Same old. Just the same old. Go back 2 decades and it's the same. Go back 4 decades and it's the same, only the medium changes. Also sometimes it's presidents of medical associations saying the same, or whatever. Or professors of economics. Anyone remember that Blanchflower dude from a few years back? Yeah he was at it this week, helping his buddy Sharpe (or was it White?).

To some, this is success. To medicine as a whole, this is success. I mean literally this is success as far as most are concerned, many are badly motivated at keeping things this way and even want to expand massively and never look back.

 
The Ed Yong video above is amazing. Worth watching and sharing.

Also missed this from 2 days ago, on CNN. Article and video. CNN has a bad habit of having mindlessly inept commentators for the infotainment value but Gupta as a medical reporter is genuinely solid, seems like a good physician.


Long Covid is a bigger problem than we thought
https://www.cnn.com/2021/09/29/world/coronavirus-newsletter-intl-29-09-21/index.html


Features a physician with mild LC symptoms who mentions Lyme as another example of post-infectious illness. At the 18+ month mark that even acknowledging the mass of prior evidence, not just ME and dysautonomia but literally a dozen or so post-pathogen syndromes, is still too difficult just an incredible level of inability to unhook from a belief system and look at reality as it is.

Or to put it in meme form:

ourexpectations.jpg
 
Time Can Breakthrough Infections Lead to Long COVID? For an Unlucky Few, Yes

Quote:

“Deaths and severe disease and hospitalization are…understandably what we are focused on. But Long COVID is an absolutely debilitating disease,” Iwasaki agrees. “It’s really been ignored to a large extent, and I really don’t understand why.” She says better tracking of breakthrough infections, as well as follow-up surveys that track patients’ symptoms over time (like those used in the recent Lancet study), could help increase understanding of Long COVID and the risk it poses to U.S. public health.

Without that understanding, people who develop chronic issues after a breakthrough infection, like Zaleski and Kern, may be overlooked and left out of crucial efforts to develop treatments.
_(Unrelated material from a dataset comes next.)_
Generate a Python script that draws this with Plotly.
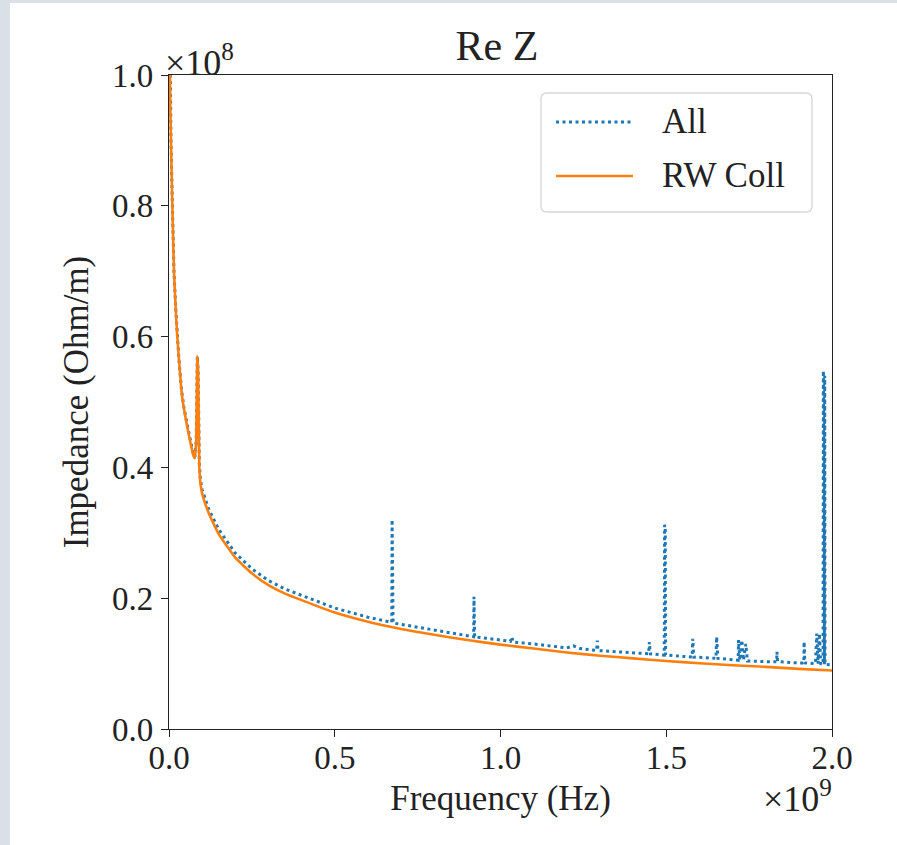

The National Institutes of Health has earmarked more than a billion dollars for Long COVID research—but for it to be most effective, it needs to include a diverse, representative group of people.

Nichols also says health officials should look to the past, drawing on the lived experience of people who developed other post-infectious chronic illnesses, like myalgic encephalomyelitis/chronic fatigue syndrome and chronic Lyme disease, to understand how to support Long COVID patients. Better access to specialized treatment centers; funding for patient-led advocacy and research groups; and collaboration with the entire chronic-disease community would all be good places to start, she says.
 
Long haulers unite! One thing the delays to the NICE guidelines process have done is that there are far more long haulers who understand we're all in this together. Of all the things the BPS ideologues and the colleges have factored in, this is not one and it may surprise them a bit, or a lot.

After a while, people stop expecting help from coming and, yes, justifiably, become more militant. And that's a good thing, because a small group of people challenging a broken status quo is how every single thing has changed. And it's been a long while by now.